Can you output, word for word, the lines between the one holding "Give me the matplotlib source for this chart." and the one holding "s.set_visible(False)", inclusive, leaving out any pictures?

++++++++++

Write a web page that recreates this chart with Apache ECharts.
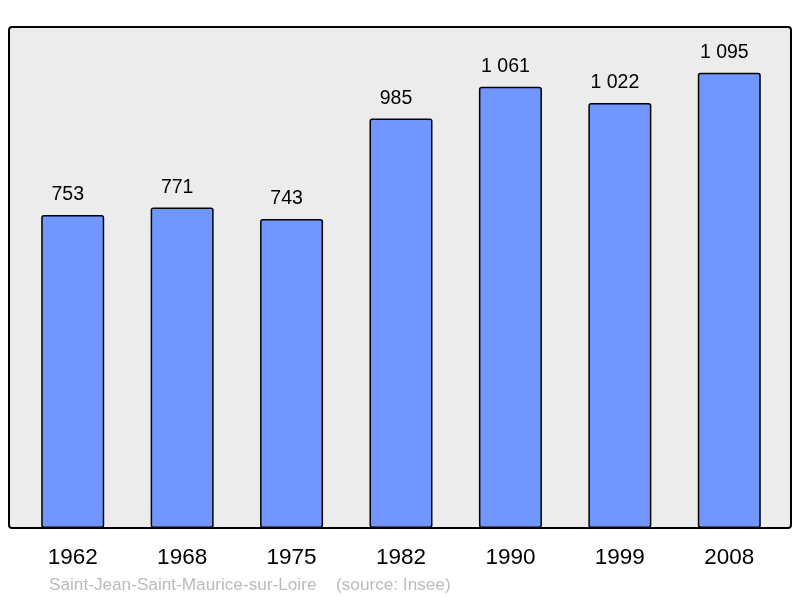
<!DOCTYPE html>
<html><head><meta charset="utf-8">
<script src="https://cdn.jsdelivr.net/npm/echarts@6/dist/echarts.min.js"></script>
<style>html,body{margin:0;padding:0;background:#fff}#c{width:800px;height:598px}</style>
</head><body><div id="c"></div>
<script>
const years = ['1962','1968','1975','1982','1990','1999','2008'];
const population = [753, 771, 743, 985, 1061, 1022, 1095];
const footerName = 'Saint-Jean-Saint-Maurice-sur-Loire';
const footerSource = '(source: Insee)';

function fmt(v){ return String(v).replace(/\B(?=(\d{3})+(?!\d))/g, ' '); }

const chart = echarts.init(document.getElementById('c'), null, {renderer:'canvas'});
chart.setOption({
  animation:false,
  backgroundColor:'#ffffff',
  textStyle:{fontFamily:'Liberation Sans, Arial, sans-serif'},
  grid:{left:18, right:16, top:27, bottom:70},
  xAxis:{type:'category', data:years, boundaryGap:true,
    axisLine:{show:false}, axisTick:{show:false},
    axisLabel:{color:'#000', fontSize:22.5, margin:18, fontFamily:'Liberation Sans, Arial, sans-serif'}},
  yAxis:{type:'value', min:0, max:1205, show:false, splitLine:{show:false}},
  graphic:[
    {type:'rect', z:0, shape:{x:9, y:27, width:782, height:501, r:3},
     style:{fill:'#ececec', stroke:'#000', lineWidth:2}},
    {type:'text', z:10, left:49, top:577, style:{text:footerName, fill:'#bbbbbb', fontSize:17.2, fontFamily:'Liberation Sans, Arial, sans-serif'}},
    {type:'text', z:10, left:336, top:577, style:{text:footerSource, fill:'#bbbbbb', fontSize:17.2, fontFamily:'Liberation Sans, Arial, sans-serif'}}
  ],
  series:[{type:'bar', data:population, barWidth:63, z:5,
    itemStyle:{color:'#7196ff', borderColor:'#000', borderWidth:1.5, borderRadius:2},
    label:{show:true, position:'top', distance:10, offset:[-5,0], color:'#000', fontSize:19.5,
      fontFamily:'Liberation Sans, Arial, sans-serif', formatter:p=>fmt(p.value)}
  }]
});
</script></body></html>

++++++++++

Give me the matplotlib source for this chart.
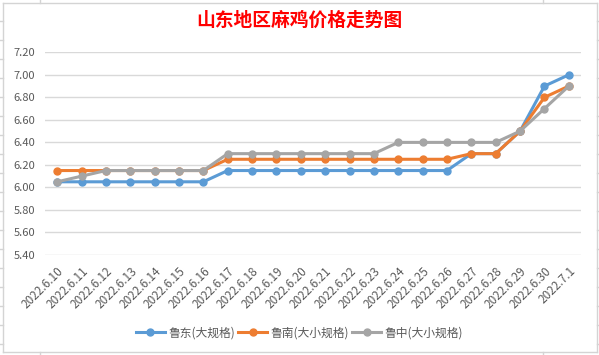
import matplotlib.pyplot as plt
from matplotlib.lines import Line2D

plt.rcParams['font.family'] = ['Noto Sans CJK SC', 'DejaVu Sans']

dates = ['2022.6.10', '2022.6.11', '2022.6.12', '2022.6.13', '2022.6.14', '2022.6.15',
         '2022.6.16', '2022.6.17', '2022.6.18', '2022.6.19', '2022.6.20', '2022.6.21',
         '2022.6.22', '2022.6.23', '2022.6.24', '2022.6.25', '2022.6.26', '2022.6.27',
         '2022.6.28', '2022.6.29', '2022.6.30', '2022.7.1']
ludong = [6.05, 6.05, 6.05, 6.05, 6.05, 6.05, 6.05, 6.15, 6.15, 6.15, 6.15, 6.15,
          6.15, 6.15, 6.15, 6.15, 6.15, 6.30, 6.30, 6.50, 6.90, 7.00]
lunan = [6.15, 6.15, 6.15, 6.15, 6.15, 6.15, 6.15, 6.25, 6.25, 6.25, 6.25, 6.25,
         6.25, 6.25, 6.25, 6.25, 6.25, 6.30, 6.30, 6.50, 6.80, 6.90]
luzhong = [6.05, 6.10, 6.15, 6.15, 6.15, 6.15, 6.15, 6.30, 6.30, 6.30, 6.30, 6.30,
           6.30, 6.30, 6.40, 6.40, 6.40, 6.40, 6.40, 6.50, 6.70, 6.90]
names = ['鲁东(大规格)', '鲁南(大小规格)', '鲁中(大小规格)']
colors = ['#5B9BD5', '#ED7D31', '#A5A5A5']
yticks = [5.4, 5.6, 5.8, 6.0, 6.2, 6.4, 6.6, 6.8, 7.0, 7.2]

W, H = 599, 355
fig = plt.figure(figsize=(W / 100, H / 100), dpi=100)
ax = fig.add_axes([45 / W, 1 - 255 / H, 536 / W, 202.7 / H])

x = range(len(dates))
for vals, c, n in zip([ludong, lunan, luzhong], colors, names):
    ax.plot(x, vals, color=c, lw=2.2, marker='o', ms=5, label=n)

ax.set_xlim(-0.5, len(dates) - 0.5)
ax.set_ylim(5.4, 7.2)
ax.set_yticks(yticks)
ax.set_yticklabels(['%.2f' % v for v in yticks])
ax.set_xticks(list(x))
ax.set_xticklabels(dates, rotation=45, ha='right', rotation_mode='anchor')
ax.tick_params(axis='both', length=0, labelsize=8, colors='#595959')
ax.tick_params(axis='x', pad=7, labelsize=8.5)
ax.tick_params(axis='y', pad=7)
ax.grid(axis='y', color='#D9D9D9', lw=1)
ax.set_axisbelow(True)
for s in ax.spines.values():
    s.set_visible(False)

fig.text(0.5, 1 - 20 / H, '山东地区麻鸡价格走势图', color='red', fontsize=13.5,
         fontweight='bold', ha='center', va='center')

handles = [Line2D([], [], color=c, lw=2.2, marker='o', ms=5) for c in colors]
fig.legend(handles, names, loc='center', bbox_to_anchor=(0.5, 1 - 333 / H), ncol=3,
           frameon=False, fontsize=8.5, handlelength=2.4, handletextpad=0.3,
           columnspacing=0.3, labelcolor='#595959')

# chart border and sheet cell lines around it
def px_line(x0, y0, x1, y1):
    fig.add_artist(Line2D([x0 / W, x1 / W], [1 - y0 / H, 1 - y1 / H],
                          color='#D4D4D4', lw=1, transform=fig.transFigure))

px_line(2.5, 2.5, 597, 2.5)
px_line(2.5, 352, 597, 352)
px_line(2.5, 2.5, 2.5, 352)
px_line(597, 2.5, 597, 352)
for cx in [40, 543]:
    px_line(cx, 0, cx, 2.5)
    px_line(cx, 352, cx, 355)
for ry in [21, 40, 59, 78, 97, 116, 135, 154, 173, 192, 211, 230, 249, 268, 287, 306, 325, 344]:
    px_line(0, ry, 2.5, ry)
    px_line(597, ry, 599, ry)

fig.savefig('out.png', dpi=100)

++++++++++

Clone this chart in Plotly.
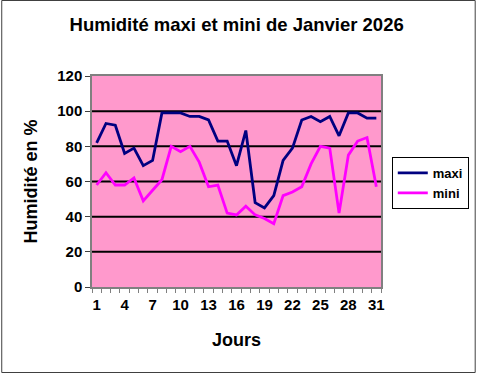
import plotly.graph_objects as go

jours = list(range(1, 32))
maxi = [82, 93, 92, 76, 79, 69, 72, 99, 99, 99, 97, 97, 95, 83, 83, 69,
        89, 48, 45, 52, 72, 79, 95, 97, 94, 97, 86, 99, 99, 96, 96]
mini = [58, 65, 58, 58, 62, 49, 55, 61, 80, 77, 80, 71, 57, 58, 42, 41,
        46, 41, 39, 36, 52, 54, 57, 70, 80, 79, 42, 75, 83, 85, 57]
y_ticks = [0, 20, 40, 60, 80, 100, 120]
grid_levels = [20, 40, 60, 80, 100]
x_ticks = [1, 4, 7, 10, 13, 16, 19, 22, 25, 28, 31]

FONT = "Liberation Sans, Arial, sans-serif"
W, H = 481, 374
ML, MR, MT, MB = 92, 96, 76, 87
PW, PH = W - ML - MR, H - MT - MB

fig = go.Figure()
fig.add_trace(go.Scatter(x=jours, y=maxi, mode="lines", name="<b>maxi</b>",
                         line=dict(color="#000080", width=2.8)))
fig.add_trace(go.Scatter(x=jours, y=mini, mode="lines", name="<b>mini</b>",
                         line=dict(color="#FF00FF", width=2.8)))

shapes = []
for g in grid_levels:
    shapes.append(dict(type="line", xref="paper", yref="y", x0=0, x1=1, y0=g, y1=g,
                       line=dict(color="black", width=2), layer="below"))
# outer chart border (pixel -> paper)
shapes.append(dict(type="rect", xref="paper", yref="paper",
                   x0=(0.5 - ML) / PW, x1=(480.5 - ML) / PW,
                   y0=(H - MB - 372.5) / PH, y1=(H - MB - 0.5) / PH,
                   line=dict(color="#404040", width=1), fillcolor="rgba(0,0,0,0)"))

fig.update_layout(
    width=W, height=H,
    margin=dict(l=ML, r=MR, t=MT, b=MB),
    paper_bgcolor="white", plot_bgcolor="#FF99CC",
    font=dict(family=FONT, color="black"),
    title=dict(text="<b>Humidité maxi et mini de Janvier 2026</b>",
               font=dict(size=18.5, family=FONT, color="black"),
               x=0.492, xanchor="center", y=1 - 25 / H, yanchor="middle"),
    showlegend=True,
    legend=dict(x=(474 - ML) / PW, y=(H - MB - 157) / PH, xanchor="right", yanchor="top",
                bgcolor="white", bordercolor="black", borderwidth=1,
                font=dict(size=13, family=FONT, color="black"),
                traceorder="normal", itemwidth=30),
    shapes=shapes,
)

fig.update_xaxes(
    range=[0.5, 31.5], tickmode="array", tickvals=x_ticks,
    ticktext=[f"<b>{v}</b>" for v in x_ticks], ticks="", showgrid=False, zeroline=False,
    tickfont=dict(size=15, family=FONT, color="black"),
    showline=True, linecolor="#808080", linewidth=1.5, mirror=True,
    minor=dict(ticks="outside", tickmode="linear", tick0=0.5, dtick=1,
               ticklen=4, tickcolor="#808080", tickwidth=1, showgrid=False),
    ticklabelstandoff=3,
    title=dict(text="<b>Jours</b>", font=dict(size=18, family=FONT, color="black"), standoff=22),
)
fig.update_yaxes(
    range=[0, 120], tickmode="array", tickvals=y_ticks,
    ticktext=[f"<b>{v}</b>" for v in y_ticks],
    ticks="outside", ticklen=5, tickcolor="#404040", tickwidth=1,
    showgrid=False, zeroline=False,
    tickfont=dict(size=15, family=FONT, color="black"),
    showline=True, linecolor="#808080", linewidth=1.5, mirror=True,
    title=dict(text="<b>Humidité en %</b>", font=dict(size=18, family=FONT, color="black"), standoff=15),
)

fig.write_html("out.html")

++++++++++

§ RESULT OF THIS TASK
Give me the matplotlib source for this chart.
import matplotlib.pyplot as plt
from matplotlib.lines import Line2D

plt.rcParams['font.family'] = ['Noto Sans CJK SC', 'DejaVu Sans']

dates = ['2022.6.10', '2022.6.11', '2022.6.12', '2022.6.13', '2022.6.14', '2022.6.15',
         '2022.6.16', '2022.6.17', '2022.6.18', '2022.6.19', '2022.6.20', '2022.6.21',
         '2022.6.22', '2022.6.23', '2022.6.24', '2022.6.25', '2022.6.26', '2022.6.27',
         '2022.6.28', '2022.6.29', '2022.6.30', '2022.7.1']
ludong = [6.05, 6.05, 6.05, 6.05, 6.05, 6.05, 6.05, 6.15, 6.15, 6.15, 6.15, 6.15,
          6.15, 6.15, 6.15, 6.15, 6.15, 6.30, 6.30, 6.50, 6.90, 7.00]
lunan = [6.15, 6.15, 6.15, 6.15, 6.15, 6.15, 6.15, 6.25, 6.25, 6.25, 6.25, 6.25,
         6.25, 6.25, 6.25, 6.25, 6.25, 6.30, 6.30, 6.50, 6.80, 6.90]
luzhong = [6.05, 6.10, 6.15, 6.15, 6.15, 6.15, 6.15, 6.30, 6.30, 6.30, 6.30, 6.30,
           6.30, 6.30, 6.40, 6.40, 6.40, 6.40, 6.40, 6.50, 6.70, 6.90]
names = ['鲁东(大规格)', '鲁南(大小规格)', '鲁中(大小规格)']
colors = ['#5B9BD5', '#ED7D31', '#A5A5A5']
yticks = [5.4, 5.6, 5.8, 6.0, 6.2, 6.4, 6.6, 6.8, 7.0, 7.2]

W, H = 599, 355
fig = plt.figure(figsize=(W / 100, H / 100), dpi=100)
ax = fig.add_axes([45 / W, 1 - 255 / H, 536 / W, 202.7 / H])

x = range(len(dates))
for vals, c, n in zip([ludong, lunan, luzhong], colors, names):
    ax.plot(x, vals, color=c, lw=2.2, marker='o', ms=5, label=n)

ax.set_xlim(-0.5, len(dates) - 0.5)
ax.set_ylim(5.4, 7.2)
ax.set_yticks(yticks)
ax.set_yticklabels(['%.2f' % v for v in yticks])
ax.set_xticks(list(x))
ax.set_xticklabels(dates, rotation=45, ha='right', rotation_mode='anchor')
ax.tick_params(axis='both', length=0, labelsize=8, colors='#595959')
ax.tick_params(axis='x', pad=7, labelsize=8.5)
ax.tick_params(axis='y', pad=7)
ax.grid(axis='y', color='#D9D9D9', lw=1)
ax.set_axisbelow(True)
for s in ax.spines.values():
    s.set_visible(False)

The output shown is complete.